The exercise: Reproduce all the lines exactly as they stand, apart from the pictures.

# # # # # # #

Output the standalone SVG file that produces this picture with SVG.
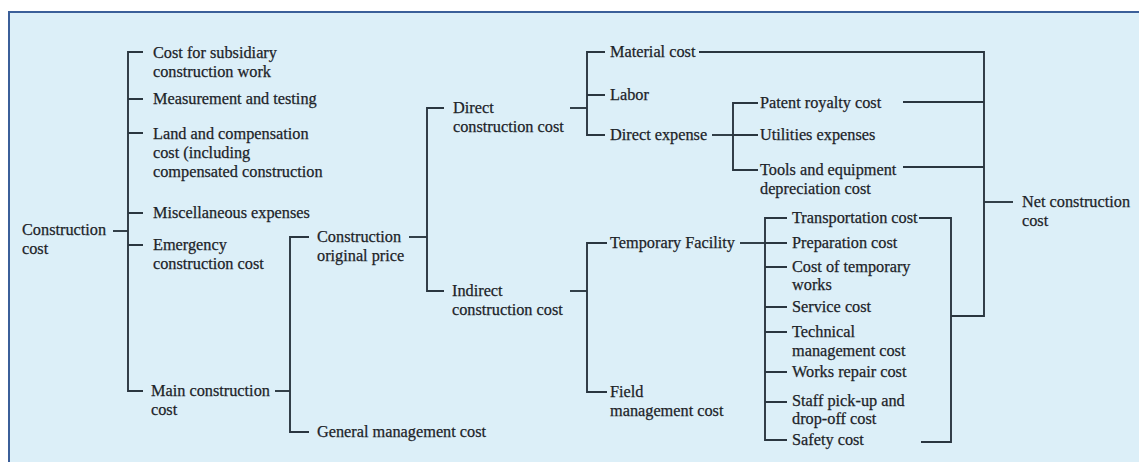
<svg xmlns="http://www.w3.org/2000/svg" width="1139" height="462" viewBox="0 0 1139 462">
  <style>
    text { font-family: "Liberation Serif", "Times New Roman", serif; font-size: 16.3px; fill: #1c2328; stroke: #1c2328; stroke-width: 0.25; }
    .ln { fill: none; stroke: #2a3640; stroke-width: 1.9; }
  </style>
  <!-- page background and frame -->
  <rect x="0" y="0" width="1139" height="462" fill="#ffffff"/>
  <rect x="8" y="11" width="1131" height="451" fill="#dceff8"/>
  <path d="M8 12 H1139 M9 11 V462" stroke="#3b5f99" stroke-width="2" fill="none"/>

  <!-- connectors -->
  <g id="connectors" class="ln">
    <!-- Construction cost bracket -->
    <path d="M113 231 H128"/>
    <path d="M143 52 H128 V391 H143"/>
    <path d="M128 99 H143 M128 133 H143 M128 213 H143 M128 245 H143"/>
    <!-- Main construction cost bracket -->
    <path d="M275 391 H290"/>
    <path d="M309 237 H290 V432 H309"/>
    <!-- Construction original price bracket -->
    <path d="M409 237 H427"/>
    <path d="M444 108 H427 V291 H444"/>
    <!-- Direct construction cost bracket -->
    <path d="M570 108 H587"/>
    <path d="M605 52 H587 V135 H605 M587 95 H605"/>
    <!-- Direct expense bracket -->
    <path d="M712 135 H733"/>
    <path d="M758 103 H733 V170 H758 M733 135 H758"/>
    <!-- Indirect construction cost bracket -->
    <path d="M570 291 H587"/>
    <path d="M607 243 H587 V392 H607"/>
    <!-- Temporary Facility bracket -->
    <path d="M740 243 H765"/>
    <path d="M787 218 H765 V440 H787"/>
    <path d="M765 243 H787 M765 267 H787 M765 307 H787 M765 332 H787 M765 372 H787 M765 402 H787"/>
    <!-- Net construction cost bracket -->
    <path d="M699 52 H984 V316 H951"/>
    <path d="M903 102 H984 M903 167 H984"/>
    <path d="M984 202 H1013"/>
    <path d="M919 218 H951 V442 H921"/>
  </g>

  <!-- nodes -->
  <g id="construction-cost"><text x="22" y="235">Construction<tspan x="22" dy="19">cost</tspan></text></g>
  <g id="subsidiary-work"><text x="153" y="58">Cost for subsidiary<tspan x="153" dy="19">construction work</tspan></text></g>
  <g id="measurement-testing"><text x="153" y="104">Measurement and testing</text></g>
  <g id="land-compensation"><text x="153" y="139">Land and compensation<tspan x="153" dy="19">cost (including</tspan><tspan x="153" dy="19">compensated construction</tspan></text></g>
  <g id="miscellaneous"><text x="153" y="218">Miscellaneous expenses</text></g>
  <g id="emergency"><text x="153" y="250">Emergency<tspan x="153" dy="19">construction cost</tspan></text></g>
  <g id="main-construction"><text x="151" y="396">Main construction<tspan x="151" dy="19">cost</tspan></text></g>
  <g id="original-price"><text x="317" y="242">Construction<tspan x="317" dy="19">original price</tspan></text></g>
  <g id="general-management"><text x="317" y="437">General management  cost</text></g>
  <g id="direct-construction"><text x="453" y="113">Direct<tspan x="453" dy="19">construction cost</tspan></text></g>
  <g id="indirect-construction"><text x="452" y="296">Indirect<tspan x="452" dy="19">construction cost</tspan></text></g>
  <g id="material"><text x="610" y="57">Material cost</text></g>
  <g id="labor"><text x="610" y="100">Labor</text></g>
  <g id="direct-expense"><text x="610" y="140">Direct expense</text></g>
  <g id="patent-royalty"><text x="760" y="108">Patent royalty cost</text></g>
  <g id="utilities"><text x="760" y="140">Utilities expenses</text></g>
  <g id="tools-depreciation"><text x="760" y="175">Tools and equipment<tspan x="760" dy="19">depreciation cost</tspan></text></g>
  <g id="temporary-facility"><text x="610" y="248">Temporary Facility</text></g>
  <g id="field-management"><text x="610" y="397">Field<tspan x="610" dy="19">management  cost</tspan></text></g>
  <g id="transportation"><text x="792" y="223">Transportation cost</text></g>
  <g id="preparation"><text x="792" y="248">Preparation cost</text></g>
  <g id="temporary-works"><text x="792" y="272">Cost of temporary<tspan x="792" dy="18">works</tspan></text></g>
  <g id="service"><text x="792" y="312">Service cost</text></g>
  <g id="technical-management"><text x="792" y="337">Technical<tspan x="792" dy="19">management  cost</tspan></text></g>
  <g id="works-repair"><text x="792" y="377">Works repair cost</text></g>
  <g id="staff-pickup"><text x="792" y="406">Staff pick-up and<tspan x="792" dy="18">drop-off cost</tspan></text></g>
  <g id="safety"><text x="792" y="445">Safety cost</text></g>
  <g id="net-construction"><text x="1022" y="207">Net construction<tspan x="1022" dy="19">cost</tspan></text></g>
</svg>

# # # # # # #

Full output:
Output the standalone SVG file that produces this picture with SVG.
<svg xmlns="http://www.w3.org/2000/svg" width="1139" height="462" viewBox="0 0 1139 462">
  <style>
    text { font-family: "Liberation Serif", "Times New Roman", serif; font-size: 16.3px; fill: #1c2328; stroke: #1c2328; stroke-width: 0.25; }
    .ln { fill: none; stroke: #2a3640; stroke-width: 1.9; }
  </style>
  <!-- page background and frame -->
  <rect x="0" y="0" width="1139" height="462" fill="#ffffff"/>
  <rect x="8" y="11" width="1131" height="451" fill="#dceff8"/>
  <path d="M8 12 H1139 M9 11 V462" stroke="#3b5f99" stroke-width="2" fill="none"/>

  <!-- connectors -->
  <g id="connectors" class="ln">
    <!-- Construction cost bracket -->
    <path d="M113 231 H128"/>
    <path d="M143 52 H128 V391 H143"/>
    <path d="M128 99 H143 M128 133 H143 M128 213 H143 M128 245 H143"/>
    <!-- Main construction cost bracket -->
    <path d="M275 391 H290"/>
    <path d="M309 237 H290 V432 H309"/>
    <!-- Construction original price bracket -->
    <path d="M409 237 H427"/>
    <path d="M444 108 H427 V291 H444"/>
    <!-- Direct construction cost bracket -->
    <path d="M570 108 H587"/>
    <path d="M605 52 H587 V135 H605 M587 95 H605"/>
    <!-- Direct expense bracket -->
    <path d="M712 135 H733"/>
    <path d="M758 103 H733 V170 H758 M733 135 H758"/>
    <!-- Indirect construction cost bracket -->
    <path d="M570 291 H587"/>
    <path d="M607 243 H587 V392 H607"/>
    <!-- Temporary Facility bracket -->
    <path d="M740 243 H765"/>
    <path d="M787 218 H765 V440 H787"/>
    <path d="M765 243 H787 M765 267 H787 M765 307 H787 M765 332 H787 M765 372 H787 M765 402 H787"/>
    <!-- Net construction cost bracket -->
    <path d="M699 52 H984 V316 H951"/>
    <path d="M903 102 H984 M903 167 H984"/>
    <path d="M984 202 H1013"/>
    <path d="M919 218 H951 V442 H921"/>
  </g>

  <!-- nodes -->
  <g id="construction-cost"><text x="22" y="235">Construction<tspan x="22" dy="19">cost</tspan></text></g>
  <g id="subsidiary-work"><text x="153" y="58">Cost for subsidiary<tspan x="153" dy="19">construction work</tspan></text></g>
  <g id="measurement-testing"><text x="153" y="104">Measurement and testing</text></g>
  <g id="land-compensation"><text x="153" y="139">Land and compensation<tspan x="153" dy="19">cost (including</tspan><tspan x="153" dy="19">compensated construction</tspan></text></g>
  <g id="miscellaneous"><text x="153" y="218">Miscellaneous expenses</text></g>
  <g id="emergency"><text x="153" y="250">Emergency<tspan x="153" dy="19">construction cost</tspan></text></g>
  <g id="main-construction"><text x="151" y="396">Main construction<tspan x="151" dy="19">cost</tspan></text></g>
  <g id="original-price"><text x="317" y="242">Construction<tspan x="317" dy="19">original price</tspan></text></g>
  <g id="general-management"><text x="317" y="437">General management  cost</text></g>
  <g id="direct-construction"><text x="453" y="113">Direct<tspan x="453" dy="19">construction cost</tspan></text></g>
  <g id="indirect-construction"><text x="452" y="296">Indirect<tspan x="452" dy="19">construction cost</tspan></text></g>
  <g id="material"><text x="610" y="57">Material cost</text></g>
  <g id="labor"><text x="610" y="100">Labor</text></g>
  <g id="direct-expense"><text x="610" y="140">Direct expense</text></g>
  <g id="patent-royalty"><text x="760" y="108">Patent royalty cost</text></g>
  <g id="utilities"><text x="760" y="140">Utilities expenses</text></g>
  <g id="tools-depreciation"><text x="760" y="175">Tools and equipment<tspan x="760" dy="19">depreciation cost</tspan></text></g>
  <g id="temporary-facility"><text x="610" y="248">Temporary Facility</text></g>
  <g id="field-management"><text x="610" y="397">Field<tspan x="610" dy="19">management  cost</tspan></text></g>
  <g id="transportation"><text x="792" y="223">Transportation cost</text></g>
  <g id="preparation"><text x="792" y="248">Preparation cost</text></g>
  <g id="temporary-works"><text x="792" y="272">Cost of temporary<tspan x="792" dy="18">works</tspan></text></g>
  <g id="service"><text x="792" y="312">Service cost</text></g>
  <g id="technical-management"><text x="792" y="337">Technical<tspan x="792" dy="19">management  cost</tspan></text></g>
  <g id="works-repair"><text x="792" y="377">Works repair cost</text></g>
  <g id="staff-pickup"><text x="792" y="406">Staff pick-up and<tspan x="792" dy="18">drop-off cost</tspan></text></g>
  <g id="safety"><text x="792" y="445">Safety cost</text></g>
  <g id="net-construction"><text x="1022" y="207">Net construction<tspan x="1022" dy="19">cost</tspan></text></g>
</svg>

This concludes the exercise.